RECORDS FOR THE EXERCISE:
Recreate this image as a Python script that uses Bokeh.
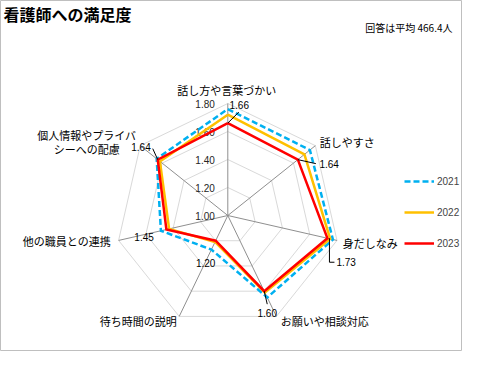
import math
from bokeh.plotting import figure
from bokeh.models import Range1d, Legend, LegendItem
from bokeh.core.properties import value
from bokeh.embed import file_html
from bokeh.resources import INLINE

# ---------------- data ----------------
categories = ["話し方や言葉づかい", "話しやすさ", "身だしなみ", "お願いや相談対応",
              "待ち時間の説明", "他の職員との連携", "個人情報やプライバ\nシーへの配慮"]
years = ["2021", "2022", "2023"]
v2021 = [1.76, 1.75, 1.77, 1.65, 1.27, 1.49, 1.65]
v2022 = [1.72, 1.70, 1.75, 1.61, 1.21, 1.43, 1.62]
v2023 = [1.66, 1.64, 1.73, 1.60, 1.20, 1.45, 1.64]
ticks = [1.00, 1.20, 1.40, 1.60, 1.80]
tick_labels = ["1.00", "1.20", "1.40", "1.60", "1.80"]
title_text = "看護師への満足度"
note_text = "回答は平均 466.4人"

# ---------------- layout ----------------
W, H = 462, 351
CX, CY = 227.3, 215.0      # radar centre in figure pixels (from top-left)
S = 140.0                  # pixels per value unit
r_min = ticks[0]
n = len(categories)
JP = "Noto Sans CJK JP"
NUM = "Liberation Sans"

def pt(v, i):
    r = (v - r_min) * S
    th = 2 * math.pi * i / n
    return r * math.sin(th), r * math.cos(th)

def fx(px):
    return px - CX

def fy(py):
    return CY - py

p = figure(width=W, height=H, x_range=Range1d(-CX, W - CX), y_range=Range1d(-(H - CY), CY),
           output_backend="svg", toolbar_location=None, x_axis_location=None,
           y_axis_location=None, min_border=0, background_fill_color="white",
           border_fill_color="white", outline_line_color="#bfbfbf")
p.grid.visible = False

# rings
for t in ticks[1:]:
    xs = [pt(t, i)[0] for i in range(n)]
    ys = [pt(t, i)[1] for i in range(n)]
    p.line(xs + [xs[0]], ys + [ys[0]], line_color="#d9d9d9", line_width=1)

# spokes
ox = [pt(ticks[-1], i)[0] for i in range(n)]
oy = [pt(ticks[-1], i)[1] for i in range(n)]
p.segment(x0=[0] * n, y0=[0] * n, x1=ox, y1=oy, line_color="#8f8f8f", line_width=1)

# value-axis labels
p.text(x=[-13] * len(ticks), y=[(t - r_min) * S for t in ticks], text=tick_labels,
       text_align="right", text_baseline="middle", text_font=value(NUM),
       text_font_size="10px", text_color="#262626")

# series
styles = [("#00b0f0", "6 3"), ("#ffc000", "solid"), ("#ff0000", "solid")]
renderers = []
for vals, (col, dash) in zip([v2021, v2022, v2023], styles):
    xs = [pt(v, i)[0] for i, v in enumerate(vals)]
    ys = [pt(v, i)[1] for i, v in enumerate(vals)]
    r = p.line(xs + [xs[0]], ys + [ys[0]], line_color=col, line_width=2.5,
               line_dash=dash, line_join="miter")
    renderers.append(r)

# data labels for 2023 with leader lines
lab_dx = [1.7, 21.6, 9, 3, -10, -12.6, -7]
lab_dy = [-18.6, 4, 24, 22, 22, 7, -12.7]
lab_align = ["left", "left", "left", "center", "center", "right", "right"]
leaders = {0: [(0, 0), (11, -11)], 1: [(0, 0), (18, 4)], 2: [(2, 0), (2, 24), (7, 24)],
           3: [(0, 0), (3, 13)], 6: [(0, 0), (-5, -11)]}
for i, v in enumerate(v2023):
    x0, y0 = pt(v, i)
    p.text(x=[x0 + lab_dx[i]], y=[y0 - lab_dy[i]], text=["%.2f" % v],
           text_align=lab_align[i], text_baseline="middle", text_font=value(NUM),
           text_font_size="10px", text_color="black")
    if i in leaders:
        pts = leaders[i]
        p.line([x0 + a for a, b in pts], [y0 - b for a, b in pts], line_color="black",
               line_width=1)

# category labels
cat_dx = [-1, 92, 115, 53, -51, -117, -141]
cat_dy = [-126, -74, 27, 105, 105, 25, -73.5]
cat_align = ["center", "left", "left", "left", "right", "right", "center"]
for i, c in enumerate(categories):
    p.text(x=[cat_dx[i]], y=[-cat_dy[i]], text=[c], text_align=cat_align[i],
           text_baseline="middle", text_font=value(JP), text_font_size="11px",
           text_color="black", text_line_height=0.92)

# title and note
p.text(x=[fx(3)], y=[fy(13)], text=[title_text], text_align="left", text_baseline="middle",
       text_font=value(JP), text_font_size="16px", text_font_style="bold", text_color="black")
p.text(x=[fx(452)], y=[fy(27)], text=[note_text], text_align="right", text_baseline="middle",
       text_font=value(JP), text_font_size="10px", text_color="black")

legend = Legend(items=[LegendItem(label=y, renderers=[r]) for y, r in zip(years, renderers)],
                location=(404, 98), glyph_width=30, glyph_height=20, label_height=20,
                spacing=11, label_standoff=3, padding=0, margin=0,
                border_line_color=None, background_fill_alpha=0,
                label_text_font=NUM, label_text_font_size="10px")
p.add_layout(legend, "center")

open("out.html", "w").write(file_html(p, INLINE))
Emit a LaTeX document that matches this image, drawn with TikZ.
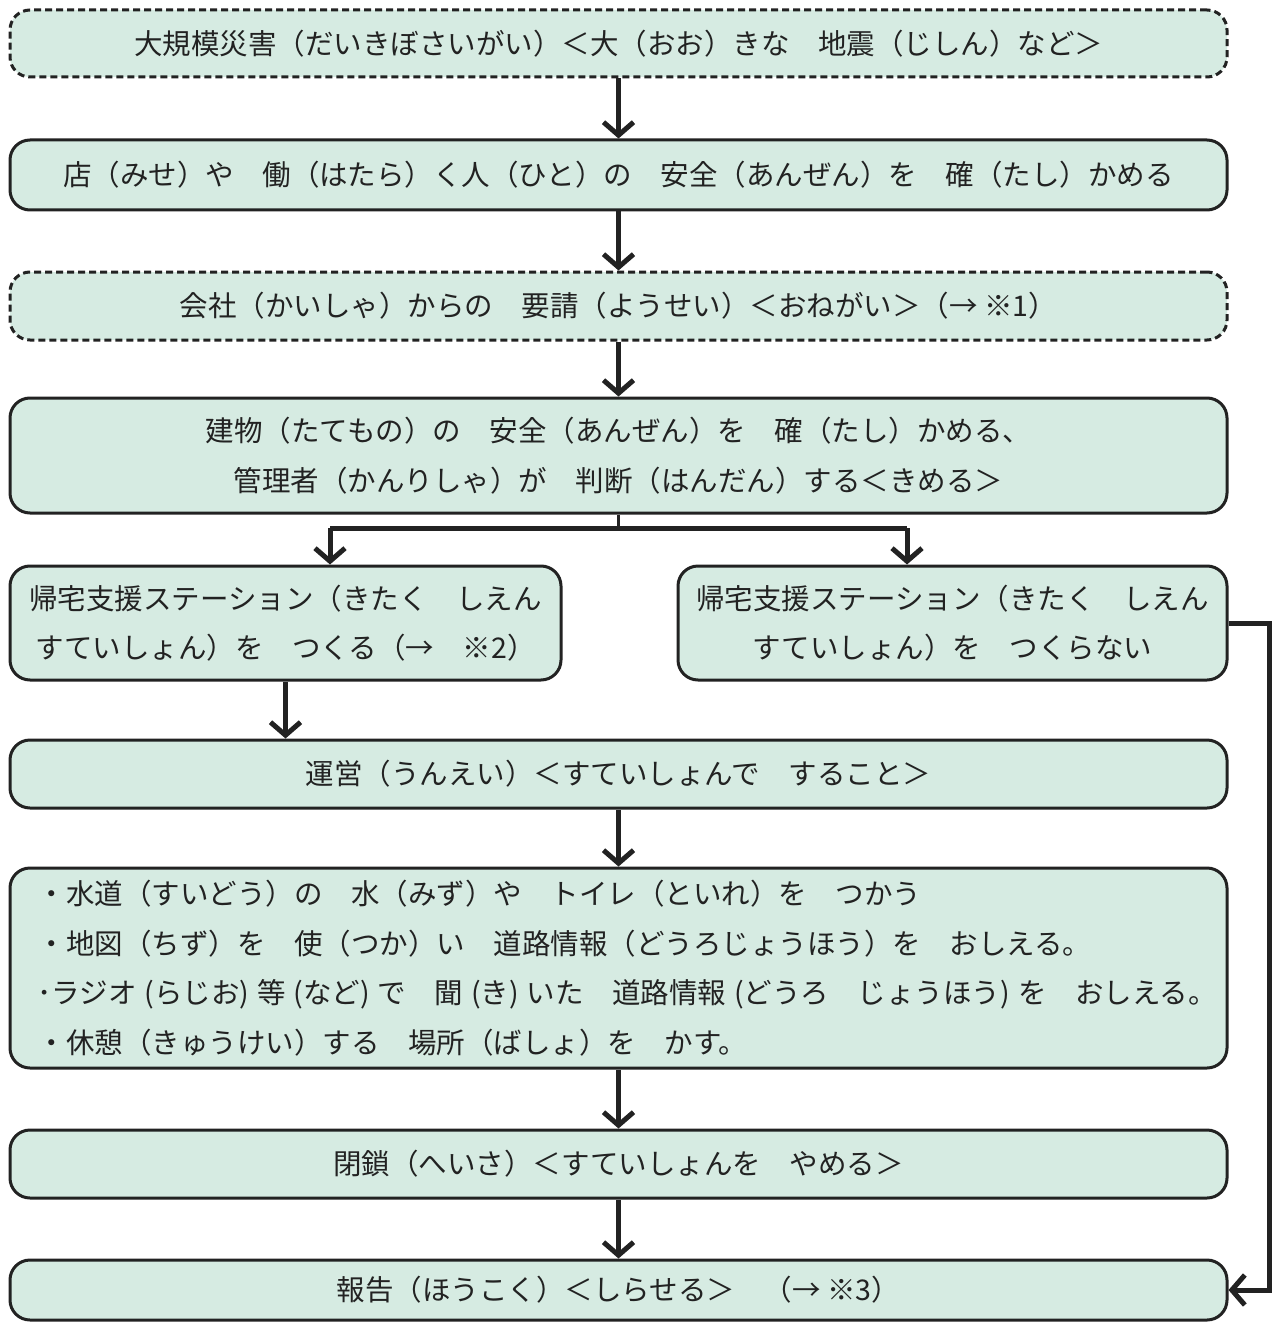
\documentclass[tikz,border=0pt]{standalone}
\usepackage{fontspec}
\setmainfont{Noto Sans CJK JP}
\usetikzlibrary{arrows.meta}
\definecolor{boxfill}{HTML}{D6EBE2}
\definecolor{ink}{HTML}{222222}
\begin{document}
\begin{tikzpicture}[x=1pt,y=-1pt,
  box/.style={draw=ink, fill=boxfill, line width=3pt, rounded corners=20pt,
    text=ink, font=\fontsize{28.5}{49.5}\selectfont, inner sep=0pt},
  dbox/.style={box, dash pattern=on 7pt off 4pt},
  arr/.style={draw=ink, line width=5pt, -{Straight Barb[length=13pt,width=30pt]}},
  ln/.style={draw=ink, line width=5pt}]
\useasboundingbox (0,0) rectangle (1272,1324);
\node[dbox, minimum width=1217pt, minimum height=67pt] (b1) at (618.5,43.5)
  {大規模災害（だいきぼさいがい）＜大（おお）きな　地震（じしん）など＞};
\node[box, minimum width=1217pt, minimum height=70pt] (b2) at (618.5,175)
  {店（みせ）や　働（はたら）く人（ひと）の　安全（あんぜん）を　確（たし）かめる};
\node[dbox, minimum width=1217pt, minimum height=68pt] (b3) at (618.5,306)
  {会社（かいしゃ）からの　要請（ようせい）＜おねがい＞（→ ※1）};
\node[box, minimum width=1217pt, minimum height=115pt, align=center] (b4) at (618.5,455.5)
  {建物（たてもの）の　安全（あんぜん）を　確（たし）かめる、\\管理者（かんりしゃ）が　判断（はんだん）する＜きめる＞};
\node[box, minimum width=551pt, minimum height=114pt, align=center] (b5) at (285.5,623)
  {帰宅支援ステーション（きたく　しえん\\すていしょん）を　つくる（→　※2）};
\node[box, minimum width=549pt, minimum height=114pt, align=center] (b6) at (952.5,623)
  {帰宅支援ステーション（きたく　しえん\\すていしょん）を　つくらない};
\node[box, minimum width=1217pt, minimum height=68pt] (b7) at (618.5,774)
  {運営（うんえい）＜すていしょんで　すること＞};
\node[box, minimum width=1217pt, minimum height=200pt, align=left, text width=1162pt] (b8) at (618.5,968)
  {・水道（すいどう）の　水（みず）や　トイレ（といれ）を　つかう\\
   ・地図（ちず）を　使（つか）い　道路情報（どうろじょうほう）を　おしえる。\\
   ･ラジオ\;(らじお)\;等\;(など)\;で　聞\;(き)\;いた　道路情報\;(どうろ　じょうほう)\;を　おしえる。\\
   ・休憩（きゅうけい）する　場所（ばしょ）を　かす。};
\node[box, minimum width=1217pt, minimum height=68pt] (b9) at (618.5,1164)
  {閉鎖（へいさ）＜すていしょんを　やめる＞};
\node[box, minimum width=1217pt, minimum height=60pt] (b10) at (618.5,1290)
  {報告（ほうこく）＜しらせる＞　（→ ※3）};
\draw[arr] (b1.south) -- (b2.north);
\draw[arr] (b2.south) -- (b3.north);
\draw[arr] (b3.south) -- (b4.north);
\coordinate (j) at (618.5,528);
\coordinate (jl) at (330,528);
\coordinate (jr) at (907,528);
\draw[draw=ink, line width=3.5pt] (b4.south) -- (j);
\draw[ln] (jl) -- (jr);
\draw[arr] (jl) -- (jl |- b5.north);
\draw[arr] (jr) -- (jr |- b6.north);
\draw[arr] (b5.south) -- (b5.south |- b7.north);
\draw[arr] (b7.south) -- (b8.north);
\draw[arr] (b8.south) -- (b9.north);
\draw[arr] (b9.south) -- (b10.north);
\draw[arr] (b6.east) -- ++(41,0) |- (b10.east);
\end{tikzpicture}
\end{document}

WORK REQUIRED:
The required output is the exact run of lines from the start of the records through the line containing "p.segment(x0=[0] * n, y0=[0]", both ends included, with no pictures.

FULL ANSWER:
Recreate this image as a Python script that uses Bokeh.
import math
from bokeh.plotting import figure
from bokeh.models import Range1d, Legend, LegendItem
from bokeh.core.properties import value
from bokeh.embed import file_html
from bokeh.resources import INLINE

# ---------------- data ----------------
categories = ["話し方や言葉づかい", "話しやすさ", "身だしなみ", "お願いや相談対応",
              "待ち時間の説明", "他の職員との連携", "個人情報やプライバ\nシーへの配慮"]
years = ["2021", "2022", "2023"]
v2021 = [1.76, 1.75, 1.77, 1.65, 1.27, 1.49, 1.65]
v2022 = [1.72, 1.70, 1.75, 1.61, 1.21, 1.43, 1.62]
v2023 = [1.66, 1.64, 1.73, 1.60, 1.20, 1.45, 1.64]
ticks = [1.00, 1.20, 1.40, 1.60, 1.80]
tick_labels = ["1.00", "1.20", "1.40", "1.60", "1.80"]
title_text = "看護師への満足度"
note_text = "回答は平均 466.4人"

# ---------------- layout ----------------
W, H = 462, 351
CX, CY = 227.3, 215.0      # radar centre in figure pixels (from top-left)
S = 140.0                  # pixels per value unit
r_min = ticks[0]
n = len(categories)
JP = "Noto Sans CJK JP"
NUM = "Liberation Sans"

def pt(v, i):
    r = (v - r_min) * S
    th = 2 * math.pi * i / n
    return r * math.sin(th), r * math.cos(th)

def fx(px):
    return px - CX

def fy(py):
    return CY - py

p = figure(width=W, height=H, x_range=Range1d(-CX, W - CX), y_range=Range1d(-(H - CY), CY),
           output_backend="svg", toolbar_location=None, x_axis_location=None,
           y_axis_location=None, min_border=0, background_fill_color="white",
           border_fill_color="white", outline_line_color="#bfbfbf")
p.grid.visible = False

# rings
for t in ticks[1:]:
    xs = [pt(t, i)[0] for i in range(n)]
    ys = [pt(t, i)[1] for i in range(n)]
    p.line(xs + [xs[0]], ys + [ys[0]], line_color="#d9d9d9", line_width=1)

# spokes
ox = [pt(ticks[-1], i)[0] for i in range(n)]
oy = [pt(ticks[-1], i)[1] for i in range(n)]
p.segment(x0=[0] * n, y0=[0] * n, x1=ox, y1=oy, line_color="#8f8f8f", line_width=1)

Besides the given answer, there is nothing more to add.